Orang-Orang Tionghoa Dibantai Secara Keji
Perintah Adriaan Valckenier itu tadi kemudian diartikan dengan bolehnya pasukan Belanda membunuhi orang-orang Tiongkok. Sehingga yang terjadi selanjutnya adalah pertumpahan darah besar-besaran. Ketika itu orang-orang Tiongkok benar-benar seperti hewan buruan yang dikejar lalu dibunuh tanpa ampun. Rumah-rumah mereka juga dibakar sampai tak tersisa satu pun hunian orang Tionghoa di Batavia.
Selama berhari-hari peristiwa keji ini berlangsung dan menghasilkan sebuah pemandangan yang benar-benar sangat buruk. “Seluruh jalanan dan gang-gang dipenuhi mayat, kanal penuh dengan mayat,” ungkap seorang mantan tentara Belanda bernama Bernhard Schwarzen dalam bukunya Reise in Ost-Indien. Dalam pembantaian itu para tentara Belanda juga tak lupa mengais semua harta-harta yang ditinggalkan oleh orang-orang Tionghoa. Benar-benar biadab!
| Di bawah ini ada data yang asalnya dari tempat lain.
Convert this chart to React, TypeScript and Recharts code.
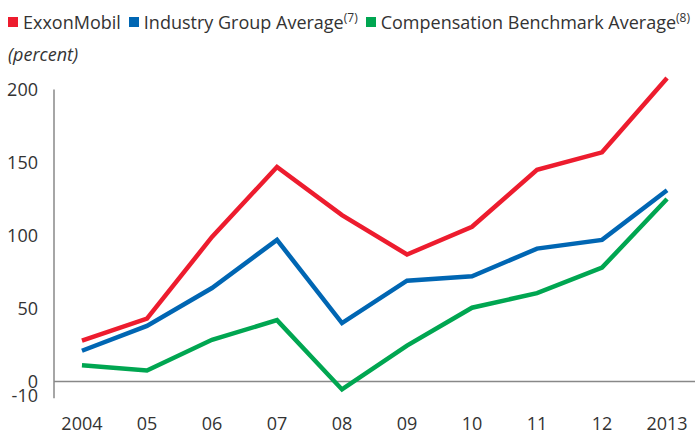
import { Line, LineChart, ReferenceLine, XAxis, YAxis } from "recharts"

const years = ["2004", "05", "06", "07", "08", "09", "10", "11", "12", "2013"]
const exxonMobil = [28, 43, 99, 147, 114, 87, 106, 145, 157, 208]
const industryGroup = [21, 38, 64, 97, 40, 69, 72, 91, 97, 131]
const compBenchmark = [11, 7.5, 28.5, 42, -5.5, 24.5, 50.5, 60.5, 78, 125]
const yTicks = [-10, 0, 50, 100, 150, 200]

const RED = "#ed1c2e"
const BLUE = "#0066b3"
const GREEN = "#00a651"
const FONT = "'Open Sans', sans-serif"
const X_MIN = -0.43
const X_MAX = 9.43

const data = years.map((year, i) => ({
  idx: i,
  year,
  exxon: exxonMobil[i],
  industry: industryGroup[i],
  benchmark: compBenchmark[i],
}))

const legendItems = [
  { color: RED, label: "ExxonMobil", note: "" },
  { color: BLUE, label: "Industry Group Average", note: "(7)" },
  { color: GREEN, label: "Compensation Benchmark Average", note: "(8)" },
]

function ChartLegend() {
  return (
    <div
      style={{
        position: "absolute",
        left: 8,
        top: 9,
        fontFamily: FONT,
        color: "#333",
        fontSize: 18,
        lineHeight: "26px",
      }}
    >
      <div style={{ display: "flex", alignItems: "center", whiteSpace: "nowrap" }}>
        {legendItems.map((item) => (
          <span key={item.label} style={{ display: "inline-flex", alignItems: "center", marginRight: 8 }}>
            <span style={{ width: 10, height: 10, background: item.color, marginRight: 5 }} />
            <span>
              {item.label}
              {item.note && <sup style={{ fontSize: 12, lineHeight: 0 }}>{item.note}</sup>}
            </span>
          </span>
        ))}
      </div>
      <div style={{ fontStyle: "italic", marginTop: 6 }}>(percent)</div>
    </div>
  )
}

export default function App() {
  return (
    <div style={{ position: "absolute", left: 0, top: 0, width: 699, height: 433, background: "#fff" }}>
      <LineChart data={data} height={433} margin={{ top: 75, right: 4, bottom: 7, left: 0 }} width={699}>
        <XAxis
          axisLine={false}
          dataKey="idx"
          domain={[X_MIN, X_MAX]}
          height={30}
          interval={0}
          tick={{ fill: "#333", fontSize: 18, fontFamily: FONT }}
          tickFormatter={(i: number) => years[i] ?? ""}
          tickLine={false}
          tickMargin={15}
          ticks={years.map((_, i) => i)}
          type="number"
        />
        <YAxis
          axisLine={false}
          domain={[-10, 210]}
          interval={0}
          tick={{ fill: "#333", fontSize: 18, fontFamily: FONT }}
          tickLine={false}
          tickMargin={10}
          ticks={yTicks}
          type="number"
          width={54}
        />
        <ReferenceLine
          ifOverflow="visible"
          segment={[
            { x: X_MIN, y: -11.5 },
            { x: X_MIN, y: 200 },
          ]}
          stroke="#888"
          strokeWidth={1.5}
        />
        <ReferenceLine stroke="#888" strokeWidth={1.5} y={0} />
        <Line dataKey="benchmark" dot={false} isAnimationActive={false} stroke={GREEN} strokeWidth={4.5} />
        <Line dataKey="industry" dot={false} isAnimationActive={false} stroke={BLUE} strokeWidth={4.5} />
        <Line dataKey="exxon" dot={false} isAnimationActive={false} stroke={RED} strokeWidth={4.5} />
      </LineChart>
      <ChartLegend />
    </div>
  )
}
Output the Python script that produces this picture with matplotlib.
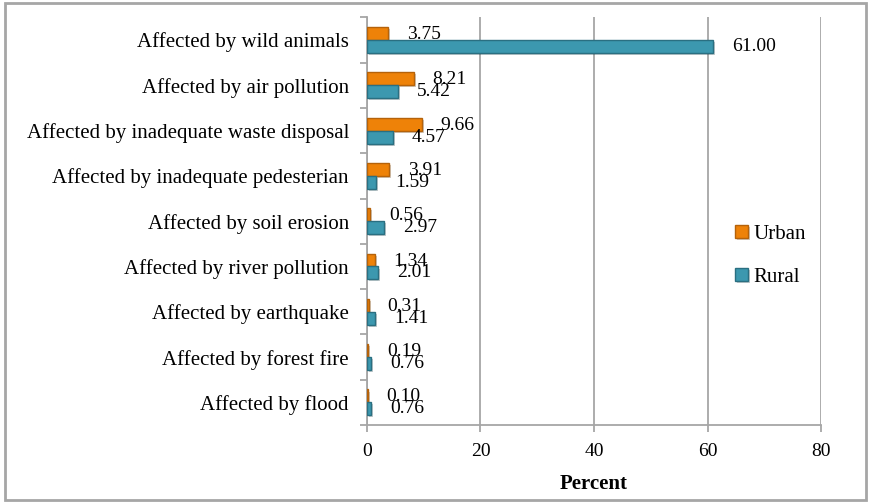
import matplotlib
matplotlib.use("Agg")
import matplotlib.pyplot as plt
import matplotlib.patheffects as pe
from matplotlib.patches import Rectangle
import numpy as np

categories = [
    "Affected by wild animals",
    "Affected by air pollution",
    "Affected by inadequate waste disposal",
    "Affected by inadequate pedesterian",
    "Affected by soil erosion",
    "Affected by river pollution",
    "Affected by earthquake",
    "Affected by forest fire",
    "Affected by flood",
]
urban = [3.75, 8.21, 9.66, 3.91, 0.56, 1.34, 0.31, 0.19, 0.10]
rural = [61.00, 5.42, 4.57, 1.59, 2.97, 2.01, 1.41, 0.76, 0.76]
xticks = [0, 20, 40, 60, 80]

plt.rcParams['font.family'] = ['Liberation Serif', 'DejaVu Serif']

fig = plt.figure(figsize=(8.69, 5.03), dpi=100)
ax = fig.add_axes([0.4223, 0.155, 0.5225, 0.8105])

n = len(categories)
y = np.arange(n)[::-1].astype(float)
h = 0.285
shadow = [pe.SimplePatchShadow(offset=(1.5, -1.5), alpha=0.25), pe.Normal()]
ax.barh(y + h / 2, urban, height=h, color="#EE8208", edgecolor="#B5620A",
        linewidth=1.0, label="Urban", path_effects=shadow, zorder=3)
ax.barh(y - h / 2, rural, height=h, color="#3C98AF", edgecolor="#2A6F81",
        linewidth=1.0, label="Rural", path_effects=shadow, zorder=3)

for yi, u, r in zip(y, urban, rural):
    ax.annotate(f"{u:.2f}", (u, yi + h / 2), xytext=(19, -1), textcoords="offset pixels",
                ha="left", va="center", fontsize=14, zorder=4)
    ax.annotate(f"{r:.2f}", (r, yi - h / 2), xytext=(19, 0), textcoords="offset pixels",
                ha="left", va="center", fontsize=14, zorder=4)

ax.set_xlim(0, 80)
ax.set_ylim(-0.5, n - 0.5)
ax.set_xticks(xticks)
ax.set_xticklabels([str(t) for t in xticks], fontsize=14)
ax.xaxis.grid(True, color="#A6A6A6", linewidth=1.3, zorder=0)
ax.set_axisbelow(True)

ax.set_yticks(y)
ax.set_yticklabels(categories, fontsize=15)
ax.set_yticks(np.arange(-0.5, n, 1.0), minor=True)
ax.tick_params(axis="y", which="major", length=0, pad=13)
ax.tick_params(axis="y", which="minor", length=5, color="#A6A6A6", width=1.3)
ax.tick_params(axis="x", length=5, color="#A6A6A6", width=1.3, pad=8)

for s in ["top", "right"]:
    ax.spines[s].set_visible(False)
for s in ["left", "bottom"]:
    ax.spines[s].set_color("#A6A6A6")
    ax.spines[s].set_linewidth(1.3)

ax.set_xlabel("Percent", fontsize=15, fontweight="bold", labelpad=10)

leg = ax.legend(loc="center left", bbox_to_anchor=(0.77, 0.415), frameon=False,
                fontsize=15, handlelength=0.6, handleheight=0.6,
                handletextpad=0.25, labelspacing=1.15)

fig.patches.append(Rectangle((0.006, 0.006), 0.99, 0.988, transform=fig.transFigure,
                             fill=False, edgecolor="#A6A6A6", linewidth=2))

fig.savefig("out.png", dpi=100)
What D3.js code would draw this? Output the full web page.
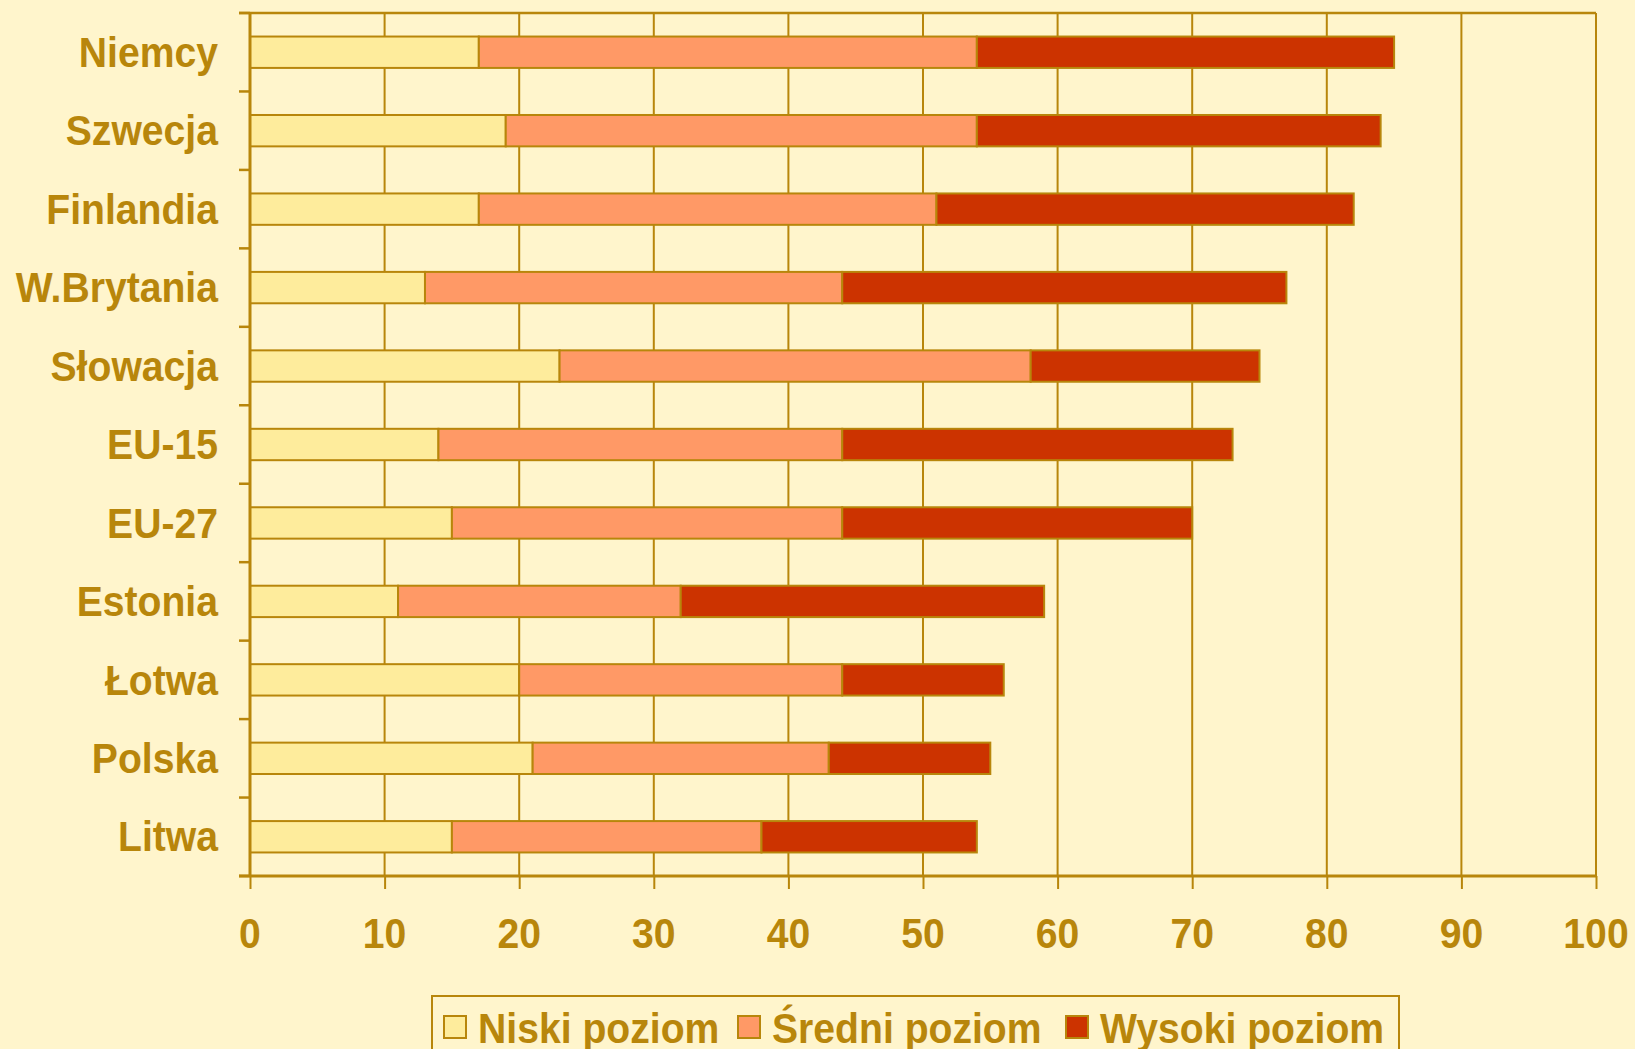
<!DOCTYPE html>
<html>
<head>
<meta charset="utf-8">
<script src="https://cdn.jsdelivr.net/npm/d3@7"></script>
<style>
  body { margin: 0; background: #FFF5CC; }
  svg { display: block; }
  text { font-family: "Liberation Sans", Arial, sans-serif; font-weight: bold; fill: #B8860B; }
</style>
</head>
<body>
<div id="chart"></div>
<script>
const countries = ["Niemcy", "Szwecja", "Finlandia", "W.Brytania", "Słowacja", "EU-15", "EU-27", "Estonia", "Łotwa", "Polska", "Litwa"];
const niski   = [17, 19, 17, 13, 23, 14, 15, 11, 20, 21, 15];
const sredni  = [37, 35, 34, 31, 35, 30, 29, 21, 24, 22, 23];
const wysoki  = [31, 30, 31, 33, 17, 29, 26, 27, 12, 12, 16];
const seriesNames = ["Niski poziom", "Średni poziom", "Wysoki poziom"];
const xTicks = [0, 10, 20, 30, 40, 50, 60, 70, 80, 90, 100];

const gold = "#B8860B";
const colors = ["#FEEC9C", "#FF9966", "#CC3300"];
const squeeze = 0.91;   // the original lettering is a bit narrow

const width = 1635, height = 1049;
const margin = {top: 13, right: 39, bottom: 173, left: 250};

const svg = d3.select("#chart").append("svg")
    .attr("width", width)
    .attr("height", height);

svg.append("rect").attr("width", width).attr("height", height).attr("fill", "#FFF5CC");

const x = d3.scaleLinear()
    .domain([0, 100])
    .range([margin.left, width - margin.right]);

const y = d3.scaleBand()
    .domain(countries)
    .range([margin.top, height - margin.bottom])
    .paddingInner(0.6)
    .paddingOuter(0.3);

// narrow text helper: anchor at (tx,ty), squeeze horizontally
function label(g, tx, ty, str, anchor) {
    return g.append("text")
        .attr("transform", `translate(${tx},${ty}) scale(${squeeze},1)`)
        .attr("text-anchor", anchor)
        .attr("dominant-baseline", "central")
        .style("font-size", "43px")
        .text(str);
}

const plotTop = margin.top, plotBottom = height - margin.bottom;

// vertical gridlines
svg.append("g").selectAll("line")
    .data(xTicks.slice(1))
    .join("line")
    .attr("x1", d => x(d)).attr("x2", d => x(d))
    .attr("y1", plotTop).attr("y2", plotBottom)
    .attr("stroke", gold).attr("stroke-width", 2);

// top border
svg.append("line")
    .attr("x1", x(0) - 11).attr("x2", x(100))
    .attr("y1", plotTop).attr("y2", plotTop)
    .attr("stroke", gold).attr("stroke-width", 2.5);

// stacked bars
const stackData = countries.map((c, i) => ({country: c, niski: niski[i], sredni: sredni[i], wysoki: wysoki[i]}));
const stack = d3.stack().keys(["niski", "sredni", "wysoki"])(stackData);

svg.append("g").selectAll("g")
    .data(stack)
    .join("g")
    .attr("fill", (d, i) => colors[i])
    .selectAll("rect")
    .data(d => d)
    .join("rect")
    .attr("x", d => x(d[0]))
    .attr("y", d => y(d.data.country))
    .attr("width", d => x(d[1]) - x(d[0]))
    .attr("height", y.bandwidth())
    .attr("stroke", gold)
    .attr("stroke-width", 2);

// x axis
const xAxis = svg.append("g")
    .attr("transform", `translate(0,${plotBottom})`)
    .call(d3.axisBottom(x).tickValues(xTicks).tickSize(13).tickFormat(""));
xAxis.select(".domain").attr("stroke", gold).attr("stroke-width", 3)
    .attr("d", `M${x(0) - 11},0H${x(100)}`);
xAxis.selectAll(".tick line").attr("stroke", gold).attr("stroke-width", 2);

xTicks.forEach(t => label(svg, x(t), plotBottom + 57, t, "middle"));

// y axis
const step = y.step();
const yBounds = d3.range(countries.length + 1).map(i => plotTop + i * step);
svg.append("line")
    .attr("x1", x(0)).attr("x2", x(0))
    .attr("y1", plotTop).attr("y2", plotBottom)
    .attr("stroke", gold).attr("stroke-width", 3);
svg.append("g").selectAll("line")
    .data(yBounds)
    .join("line")
    .attr("x1", x(0) - 11).attr("x2", x(0))
    .attr("y1", d => d).attr("y2", d => d)
    .attr("stroke", gold).attr("stroke-width", 2.5);

countries.forEach(c => label(svg, x(0) - 32, y(c) + y.bandwidth() / 2, c, "end"));

// legend
const legend = svg.append("g");
legend.append("rect")
    .attr("x", 432).attr("y", 996)
    .attr("width", 967).attr("height", 70)
    .attr("fill", "none").attr("stroke", gold).attr("stroke-width", 2);

const legendX = [444, 738, 1066];
seriesNames.forEach((name, i) => {
    legend.append("rect")
        .attr("x", legendX[i]).attr("y", 1016)
        .attr("width", 22).attr("height", 22)
        .attr("fill", colors[i])
        .attr("stroke", gold).attr("stroke-width", 2);
    label(legend, legendX[i] + 34, 1028, name, "start");
});
</script>
</body>
</html>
Adriaan Valckenier Hanya Diberi Hukuman Ringan
Dalam tragedi itu sekitar 10 ribu orang Tionghoa meninggal, maka tak heran kalau kemudian beritanya bikin gaduh pemerintah Belanda pusat. Lalu sebagai bentuk keadilan, akhirnya diputuskan jika Adriaan Vackenier harus dihukum karena sedikit banyak kejadian ini terjadi adalah karena dirinya. Hukuman memang benar dijatuhkan, tapi benar-benar sangat ringan.
Adriaan Valckenier, dalang di balik tewasnya 10 ribu orang Tionghoa hanya dijatuhi 9,5 tahun kurungan penjara. Sangat lucu tentu saja, bagaimana bisa seseorang dengan dosa sebesar ini hanya menerima ganjaran yang sangat kecil. Tapi, kita harus ingat siapa penguasanya. Sebenarnya mau tidak dihukum pun takkan ada berani menentang. Ini hanya sebagai formalitas saja.
Kejadian ini pada akhirnya membawa rasa trauma yang begitu dalam bagi orang-orang Tionghoa. Setelah tragedi itu mereka tak berani sejengkal pun menginjak tanah Batavia. Lalu entah kesambet setan apa, beberapa tahun kemudian VOC sudah mulai mengizinkan lagi orang-orang Tionghoa untuk menetap. Namun dengan syarat mereka harus menempati daerah-daerah tak strategis dan membangun tempatnya sendiri.